OK, you might not throng the streets in a mass protest calling for Justin Bieber's release. For me, his crimes against music call for eternity in an oubliette. But he's a great example of the iniquity of copyright law.
Amongst the many asinine and cynical applications of copyright (extending profiteering many lifetimes to benefit corporations rather than authors and artists; retarding the spread of academic ideas and wider culture…), the US is debating a plan to outlaw the performance of copyrighted work on electronic media. As the vast majority of electronic media are legally resident in the US, we'll all be caught.
So: no Justin Bieber, who caught the eye of music industry lizards by posting video of himself singing along to R'n'B tracks. No drunk phone video of you singing 'Happy Birthday' to your friend in the pub. No posting wedding reception footage of drunks bawling 'Too-Rye-Ay' en masse. The sentence is 5 years. Other offences include using copyrighted material in the background, or even accidentally including music, ring tones and jingles when you post footage taken in public.
Here are some criminals who will soon be in the cooler:
Most pleasingly, this poster calls himself 'PunkforChrist': we'll see how he, Josh, Danny, Ben, Bridget and Joe enjoy being Punks for Killer and his friends in Sing Sing.
There are no videos of me singing, and there never will be. I was in my school choir: three successful years of miming without ever being caught! It got me out of a lot of very boring classes and very painful rugby games, at the minor cost of faking both religious fervour and musical talent: the Catholic Milli Vanilli! The perfect crime!
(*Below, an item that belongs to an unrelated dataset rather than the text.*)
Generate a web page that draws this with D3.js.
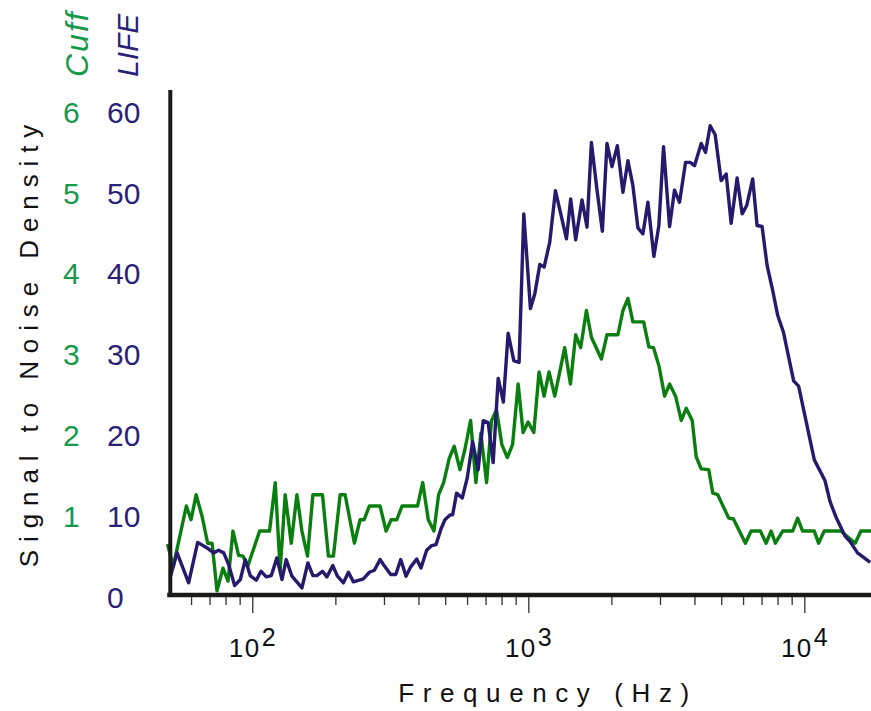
<!DOCTYPE html>
<html><head><meta charset="utf-8">
<script src="https://cdn.jsdelivr.net/npm/d3@7"></script>
<style>body{margin:0;background:#fff} svg{display:block}</style>
</head><body><svg id="c" width="871" height="711"></svg>
<script>
// Cuff electrode (green, right-hand numbers 0-6)
const cuffFreq = [49.3, 51.7, 57.7, 60.0, 62.6, 65.8, 68.9, 71.5, 74.5, 78.3,
  81.7, 85.1, 89.2, 92.6, 96.2, 106.3, 115.5, 121.1, 126.2, 131.6,
  138.4, 145.1, 151.3, 158.5, 165.8, 179.6, 188.7, 196.8, 208.1, 216.9,
  234.4, 245.8, 254.2, 265.6, 290.4, 305.3, 318.3, 333.8, 348.8, 396.8,
  414.4, 434.1, 455.1, 473.3, 493.5, 517.1, 539.0, 565.2, 589.2, 618.0,
  645.8, 673.2, 706.0, 736.0, 767.4, 802.1, 839.5, 877.0, 918.7, 957.8,
  998.3, 1047, 1094, 1141, 1189, 1247, 1355, 1421, 1485, 1548,
  1624, 1693, 1840, 1928, 2112, 2202, 2296, 2393, 2617, 2734,
  2843, 2977, 3117, 3250, 3416, 3582, 3734, 3925, 4058, 4231,
  4507, 4660, 4858, 5107, 5324, 5537, 6118, 6416, 6934, 7271,
  7580, 7856, 8347, 9073, 9459, 9858, 10870, 11260, 11810, 13570,
  15290, 16030, 17330, 20000];
const cuffSNR = [0.65, 0.37, 1.12, 0.95, 1.26, 0.99, 0.66, 0.66, 0.07, 0.35,
  0.19, 0.81, 0.51, 0.50, 0.37, 0.81, 0.81, 1.41, 0.33, 1.26,
  0.66, 1.26, 0.81, 0.50, 1.26, 1.26, 0.50, 0.50, 1.26, 1.26,
  0.66, 0.95, 0.95, 1.12, 1.12, 0.81, 0.95, 0.95, 1.12, 1.12,
  1.41, 0.95, 0.81, 1.26, 1.41, 1.71, 1.86, 1.57, 1.82, 2.18,
  1.41, 2.02, 1.41, 2.18, 2.31, 1.88, 1.72, 1.88, 2.63, 2.03,
  2.16, 2.03, 2.78, 2.48, 2.78, 2.48, 3.08, 2.63, 3.24, 3.08,
  3.54, 3.21, 2.94, 3.24, 3.24, 3.54, 3.69, 3.40, 3.40, 3.09,
  3.08, 2.85, 2.48, 2.63, 2.48, 2.18, 2.33, 2.18, 1.73, 1.58,
  1.57, 1.28, 1.26, 1.10, 0.97, 0.96, 0.66, 0.81, 0.81, 0.66,
  0.81, 0.66, 0.81, 0.81, 0.97, 0.81, 0.81, 0.66, 0.81, 0.81,
  0.66, 0.81, 0.81, 0.81];

// LIFE electrode (navy, numbers 0-60)
const lifeFreq = [50.5, 53.4, 58.8, 63.4, 68.6, 72.4, 75.5, 78.8, 82.1, 86.3,
  90.5, 94.3, 98.3, 103.4, 107.5, 112.4, 117.2, 122.8, 128.1, 132.7,
  139.2, 151.3, 159.0, 165.8, 171.4, 179.6, 186.3, 195.8, 203.5, 213.9,
  223.0, 232.5, 252.6, 265.6, 276.9, 290.4, 302.7, 317.4, 331.0, 345.0,
  360.6, 375.0, 394.1, 408.5, 428.3, 446.6, 463.0, 482.6, 498.9, 520.1,
  532.0, 549.9, 576.2, 600.7, 628.4, 658.2, 686.3, 715.5, 746.0, 777.8,
  812.2, 845.2, 886.5, 926.2, 963.1, 1018, 1056, 1101, 1141, 1196,
  1254, 1311, 1375, 1424, 1485, 1565, 1632, 1693, 1774, 1855,
  1928, 2010, 2102, 2202, 2296, 2393, 2495, 2602, 2712, 2851,
  2972, 3090, 3250, 3387, 3531, 3712, 3860, 4001, 4231, 4385,
  4560, 4754, 4996, 5211, 5432, 5709, 5953, 6185, 6501, 6743,
  7031, 7331, 7681, 8008, 8398, 9148, 9537, 10870, 11880, 12390,
  13020, 14070, 14630, 15590, 17330];
const lifeSNR = [2.47, 5.40, 1.69, 6.70, 6.01, 5.40, 5.72, 5.40, 3.95, 1.36,
  2.10, 4.57, 2.59, 2.01, 3.12, 2.43, 2.59, 4.78, 2.10, 4.57,
  2.51, 1.07, 4.16, 2.59, 2.59, 3.12, 2.43, 3.83, 2.51, 1.69,
  3.00, 1.81, 2.19, 3.00, 3.25, 4.57, 3.67, 2.72, 2.72, 4.57,
  2.51, 3.67, 4.65, 3.54, 5.72, 6.30, 6.42, 8.36, 9.51, 10.09,
  10.12, 12.80, 12.19, 14.65, 19.17, 15.68, 21.77, 21.52, 16.58, 27.00,
  24.07, 32.59, 29.17, 28.98, 47.37, 35.64, 37.49, 41.11, 40.78, 43.86,
  50.25, 47.37, 44.28, 49.22, 44.16, 49.10, 45.72, 56.21, 50.33, 45.22,
  56.09, 53.21, 55.80, 50.04, 53.95, 50.86, 45.64, 44.90, 48.80, 42.10,
  45.93, 55.68, 45.80, 50.31, 48.80, 53.74, 53.74, 53.33, 56.09, 54.98,
  58.27, 57.16, 51.48, 52.31, 46.21, 51.81, 47.37, 48.40, 51.69, 45.93,
  45.80, 40.99, 37.90, 34.81, 32.75, 26.70, 26.05, 16.91, 14.36, 11.77,
  9.84, 7.44, 6.83, 5.40, 4.23];

const lifeTicks = [0, 10, 20, 30, 40, 50, 60];
const cuffTicks = [1, 2, 3, 4, 5, 6];
const majorTicks = [100, 1000, 10000];
const majorExponents = ["2", "3", "4"];
const minorTicks = [60, 70, 80, 90, 200, 300, 400, 500, 600, 700, 800, 900,
  2000, 3000, 4000, 5000, 6000, 7000, 8000, 9000];

const GREEN = "#0a7f0f", NAVY = "#261a6c";
const GREEN_TXT = "#16994a", NAVY_TXT = "#2b2177";
const FONT = "'Liberation Sans', Arial, sans-serif";

const svg = d3.select("#c");
const x = d3.scaleLog().domain([50, 20000]).range([169.2, 887.4]);
const yLife = d3.scaleLinear().domain([0, 62.7]).range([596.5, 90]);
const yCuff = d3.scaleLinear().domain([0, 6.27]).range([596.5, 90]);

// lines
const cuffPts = cuffFreq.map((f, i) => [f, cuffSNR[i]]);
const lifePts = lifeFreq.map((f, i) => [f, lifeSNR[i]]);
svg.append("path").datum(cuffPts)
  .attr("fill", "none").attr("stroke", GREEN).attr("stroke-width", 3.4)
  .attr("stroke-linejoin", "round")
  .attr("d", d3.line().x(d => x(d[0])).y(d => yCuff(d[1])));
svg.append("path").datum(lifePts)
  .attr("fill", "none").attr("stroke", NAVY).attr("stroke-width", 3.4)
  .attr("stroke-linejoin", "round")
  .attr("d", d3.line().x(d => x(d[0])).y(d => yLife(d[1])));

// x axis
const xAxisG = svg.append("g").attr("transform", "translate(0,595)")
  .call(d3.axisBottom(x).tickValues(majorTicks.concat(minorTicks))
    .tickSizeOuter(0).tickFormat(""));
xAxisG.select(".domain").attr("stroke", "#1b1a18").attr("stroke-width", 4.5)
  .attr("d", `M${x(50) - 2},0H871`);
xAxisG.selectAll(".tick line")
  .attr("stroke", "#333").attr("stroke-width", 1.3)
  .attr("y1", 2)
  .attr("y2", d => majorTicks.includes(d) ? 18 : 10);

// x tick labels 10^n
const lab = svg.append("g");
majorTicks.forEach((t, i) => {
  const tx = lab.append("text").attr("x", x(t)).attr("y", 657)
    .attr("text-anchor", "middle").attr("font-family", FONT)
    .attr("font-size", 26).attr("fill", "#111");
  tx.append("tspan").attr("letter-spacing", 1.5).text("10");
  tx.append("tspan").attr("dy", -11).attr("dx", 1).attr("font-size", 25).text(majorExponents[i]);
});

// y axis line
const yAxisG = svg.append("g").attr("transform", "translate(170.3,0)")
  .call(d3.axisLeft(yLife).tickValues([]).tickSizeOuter(0));
yAxisG.select(".domain").attr("stroke", "#1b1a18").attr("stroke-width", 4)
  .attr("d", `M0,${yLife(62.7)}V597`);

// y tick labels
svg.append("g").selectAll("text").data(lifeTicks).join("text")
  .attr("x", 107).attr("y", d => yLife(d) + 11)
  .attr("font-family", FONT).attr("font-size", 30).attr("fill", NAVY_TXT)
  .text(d => d);
svg.append("g").selectAll("text").data(cuffTicks).join("text")
  .attr("x", 63).attr("y", d => yCuff(d) + 11)
  .attr("font-family", FONT).attr("font-size", 30).attr("fill", GREEN_TXT)
  .text(d => d);

// series titles (rotated)
svg.append("text").attr("transform", "translate(88,77) rotate(-90)")
  .attr("font-family", FONT).attr("font-size", 32).attr("font-style", "italic")
  .attr("letter-spacing", 2).attr("fill", GREEN_TXT).text("Cuff");
svg.append("text").attr("transform", "translate(138,77) rotate(-90)")
  .attr("font-family", FONT).attr("font-size", 30).attr("font-style", "italic")
  .attr("fill", NAVY_TXT).text("LIFE");

// axis titles
svg.append("text").attr("transform", "translate(38,342) rotate(-90)")
  .attr("text-anchor", "middle").attr("font-family", FONT).attr("font-size", 26)
  .attr("letter-spacing", 7.9).attr("fill", "#111").text("Signal to Noise Density");
svg.append("text").attr("x", 548).attr("y", 702)
  .attr("text-anchor", "middle").attr("font-family", FONT).attr("font-size", 26)
  .attr("letter-spacing", 8.6).attr("fill", "#111").text("Frequency (Hz)");
</script></body></html>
More seriously: copyright laws are utterly outdated. I want artists to make a living from their music. Nobody would disagree with that. But major corporations are using copyright to squeeze out innovation. Your kids singing along to Lady Gaga using a hairbrush as a microphone won't snatch the food out of her mouth. It's a fundamental misunderstanding of our relationship to art: we don't steal it, we use it, alter it, admire it.